Liputan6.com, Jakarta Indonesia memiliki komitmen kuat untuk memberantas perubahan iklim dan mencapai emisi nol bersih pada tahun 2060 atau bahkan lebih cepat. Hal ini disampaikan Wakil Ketua Badan Kerja Sama Antar Parlemen (BKSAP) DPR RI Putu Supadma Rudana dalam “2nd Session Parliamentary Forum in The Context of The G20 Parliamentary Speaker’s Summit (P20)” di Kompleks Parlemen, Jakarta, Kamis, 6 Oktober 2022.
“Komitmen untuk mencapai emisi nol bersih pada tahun 2060 atau lebih cepat, sebagaimana ditegaskan dalam KTT Perubahan Iklim COP-26 yang diadakan di Glasgow tahun lalu, melalui pembangunan rendah karbon (PRK) sebagai tulang punggung strategi pemulihan yang akan membawa Indonesia menuju ekonomi hijau,” kata Putu.
Advertisement
Menurut dia, tantangan perubahan iklim dan dampak buruknya, Indonesia di tingkat internasional telah menunjukkan komitmennya dengan mendukung dan meratifikasi berbagai perjanjian internasional, termasuk Perjanjian Paris melalui Undang-Undang Nomor 16 Tahun 2016.
Selain itu menurut dia, Konvensi Kerangka Kerja PBB tentang Perubahan Iklim (UN Framework Convention on Climate Change), melalui UU Nomor 6 Tahun 1994; dan Protokol Kyoto, melalui UU Nomor 17 Tahun 2004.
“Karena komitmen internasionalnya, Indonesia juga telah mengadopsi tujuan yang ambisius namun dapat dicapai,” ujarnya.
Karena itu dia menilai Rencana Pembangunan Jangka Menengah Nasional (RPJMN) 2020-2024 yang mengintegrasi rencana pengurangan emisi gas rumah kaca sebesar 27,3 persen pada tahun 2024 – meningkat 1,3 persen dari rencana 2015-2019.
“Menerbitkan Nationally Determined Contribution (NDC), yang menetapkan target tanpa syarat untuk mengurangi emisi gas rumah kaca sebesar 29 persen dan target bersyarat sebesar 41 persen dengan dukungan internasional dibandingkan terhadap skenario ‘business as usual’ tahun 2030,” katanya.
Dia menegaskan bahwa parlemen memiliki peran yang krusial dalam perumusan kebijakan untuk mengatasi perubahan iklim, melalui tiga fungsi utamanya yaitu legislatif, penganggaran dan pengawasan.

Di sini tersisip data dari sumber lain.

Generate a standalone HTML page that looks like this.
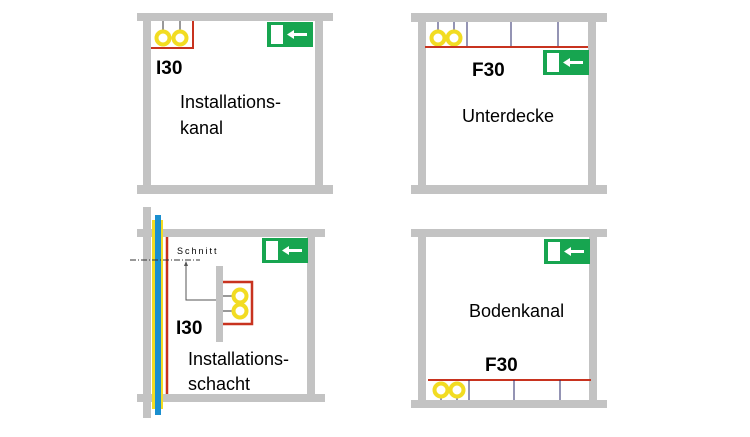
<!DOCTYPE html>
<html><head><meta charset="utf-8"><style>html,body{margin:0;padding:0;background:#fff}svg{display:block}</style></head><body>
<svg width="750" height="437" viewBox="0 0 750 437" xmlns="http://www.w3.org/2000/svg" font-family="Liberation Sans, Arial, sans-serif">
<defs>
<g id="exit">
<rect x="0" y="0" width="46" height="25" fill="#17a550"/>
<rect x="4" y="3" width="12" height="19" fill="#fff"/>
<polygon points="20,12.5 27,8 27,11 40,11 40,14 27,14 27,17" fill="#fff"/>
</g>
<g id="ring"><circle r="6.5" fill="none" stroke="#f2dc22" stroke-width="4"/></g>
</defs>
<g fill="#c3c3c3">
<!-- panel 1 -->
<rect x="137" y="13" width="196" height="8"/>
<rect x="143" y="21" width="8" height="164"/>
<rect x="315" y="21" width="8" height="164"/>
<rect x="137" y="185" width="196" height="9"/>
<!-- panel 2 -->
<rect x="411" y="13" width="196" height="9"/>
<rect x="418" y="22" width="8" height="163"/>
<rect x="588" y="22" width="8" height="163"/>
<rect x="411" y="185" width="196" height="9"/>
<!-- panel 3 -->
<rect x="137" y="229" width="188" height="8"/>
<rect x="307" y="237" width="8" height="157"/>
<rect x="137" y="394" width="188" height="8"/>
<rect x="143" y="207" width="8" height="211"/>
<rect x="216" y="266" width="7" height="76"/>
<!-- panel 4 -->
<rect x="411" y="229" width="196" height="8"/>
<rect x="418" y="237" width="8" height="163"/>
<rect x="589" y="237" width="8" height="163"/>
<rect x="411" y="400" width="196" height="8"/>
</g>
<!-- panel 1 content -->
<line x1="163" y1="21" x2="163" y2="32" stroke="#333" stroke-width="1"/>
<line x1="180" y1="21" x2="180" y2="32" stroke="#333" stroke-width="1"/>
<use href="#ring" x="163" y="38"/><use href="#ring" x="180" y="38"/>
<polyline points="151,48 193,48 193,21" fill="none" stroke="#c8331f" stroke-width="2"/>
<use href="#exit" x="267" y="22"/>
<text x="156" y="74" font-size="19" font-weight="bold">I30</text>
<text x="180" y="108" font-size="18">Installations-</text>
<text x="180" y="134" font-size="18">kanal</text>
<!-- panel 2 content -->
<g stroke="#2a2a6a" stroke-width="1"><line x1="467" y1="22" x2="467" y2="47"/><line x1="511" y1="22" x2="511" y2="47"/><line x1="558" y1="22" x2="558" y2="47"/>
<line x1="438" y1="22" x2="438" y2="32"/><line x1="454" y1="22" x2="454" y2="32"/></g>
<use href="#ring" x="438" y="38"/><use href="#ring" x="454" y="38"/>
<line x1="425" y1="47" x2="588" y2="47" stroke="#c8331f" stroke-width="2"/>
<use href="#exit" x="543" y="50"/>
<text x="472" y="76" font-size="19" font-weight="bold">F30</text>
<text x="462" y="122" font-size="18">Unterdecke</text>
<!-- panel 3 content -->
<rect x="152" y="220" width="11" height="189" fill="#f2dc22"/>
<rect x="155" y="215" width="6" height="200" fill="#1b8fcf"/>
<line x1="167" y1="237" x2="167" y2="394" stroke="#c8331f" stroke-width="2.5"/>
<use href="#exit" x="262" y="238"/>
<text x="177" y="254" font-size="9" letter-spacing="2">Schnitt</text>
<line x1="130" y1="260" x2="200" y2="260" stroke="#333" stroke-width="1" stroke-dasharray="6,2,1,2"/>
<polyline points="186,265 186,300 216,300" fill="none" stroke="#555" stroke-width="1"/>
<polygon points="186,261 184,266 188,266" fill="#555"/>
<polyline points="223,282 252,282 252,324 223,324" fill="none" stroke="#c8331f" stroke-width="2.5"/>
<line x1="223" y1="296" x2="233" y2="296" stroke="#333"/><line x1="223" y1="311" x2="233" y2="311" stroke="#333"/>
<use href="#ring" x="240" y="296"/><use href="#ring" x="240" y="311"/>
<text x="176" y="334" font-size="19" font-weight="bold">I30</text>
<text x="188" y="365" font-size="18">Installations-</text>
<text x="188" y="390" font-size="18">schacht</text>
<!-- panel 4 content -->
<use href="#exit" x="544" y="239"/>
<text x="469" y="317" font-size="18">Bodenkanal</text>
<text x="485" y="371" font-size="19" font-weight="bold">F30</text>
<line x1="428" y1="380" x2="591" y2="380" stroke="#c8331f" stroke-width="2"/>
<g stroke="#2a2a6a" stroke-width="1"><line x1="469" y1="380" x2="469" y2="400"/><line x1="514" y1="380" x2="514" y2="400"/><line x1="560" y1="380" x2="560" y2="400"/>
<line x1="441" y1="396" x2="441" y2="400"/><line x1="457" y1="396" x2="457" y2="400"/></g>
<use href="#ring" x="441" y="390"/><use href="#ring" x="457" y="390"/>
</svg>
</body></html>
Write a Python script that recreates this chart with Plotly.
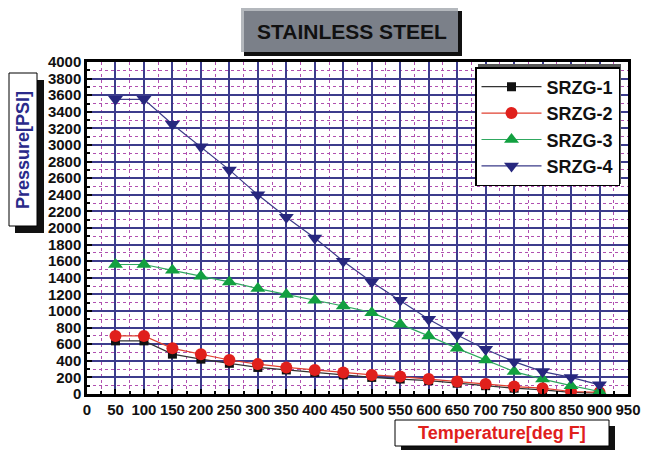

Pendekatan berbasis hak asasi manusia
Dalam konteks itu menurut dia, masyarakat harus memastikan bahwa undang-undang atau tindakan tentang perubahan iklim bersifat inklusif.
“Dan sejalan dengan tujuan pembangunan berkelanjutan yang menyeimbangkan tiga pilar ekonomi, sosial dan lingkungan, yang dimana sangat penting selama fase pemulihan pandemi COVID-19,” katanya.
Untuk mencapai itu, Putu menilai anggota parlemen harus mengintegrasikan pendekatan berbasis hak asasi manusia terhadap perubahan iklim, mengarusutamakan dan meningkatkan visibilitas prinsip-prinsip hak asasi manusia non-diskriminasi, kesetaraan, akuntabilitas, dan partisipasi dalam pengambilan keputusan.
Menurut dia, selain mendukung resolusi dan deklarasi tentang aksi iklim di forum internasional seperti Inter Parliamentary Union (IPU), dirinya selalu menganjurkan filosofi tersebut, karena akan memiliki manfaat sosial-ekonomi dan lingkungan yang signifikan bagi rakyat kita di rumah.
“Selain itu, masyarakat juga harus didorong untuk berpartisipasi dan berkontribusi dalam kegiatan terkait aksi iklim. Dalam konteks ini, Bali memiliki kearifan lokal yang selalu dijunjung tinggi yaitu filosofi Tri Hita Karana,” ujarnya.
Menurut dia, filosofi ini mendefinisikan hubungan antara manusia dan Tuhan, manusia dan alam, dan manusia dan sesama manusia. Tuhan menciptakan alam juga untuk dijaga, alam harus dihormati, dilindungi dan dilestarikan.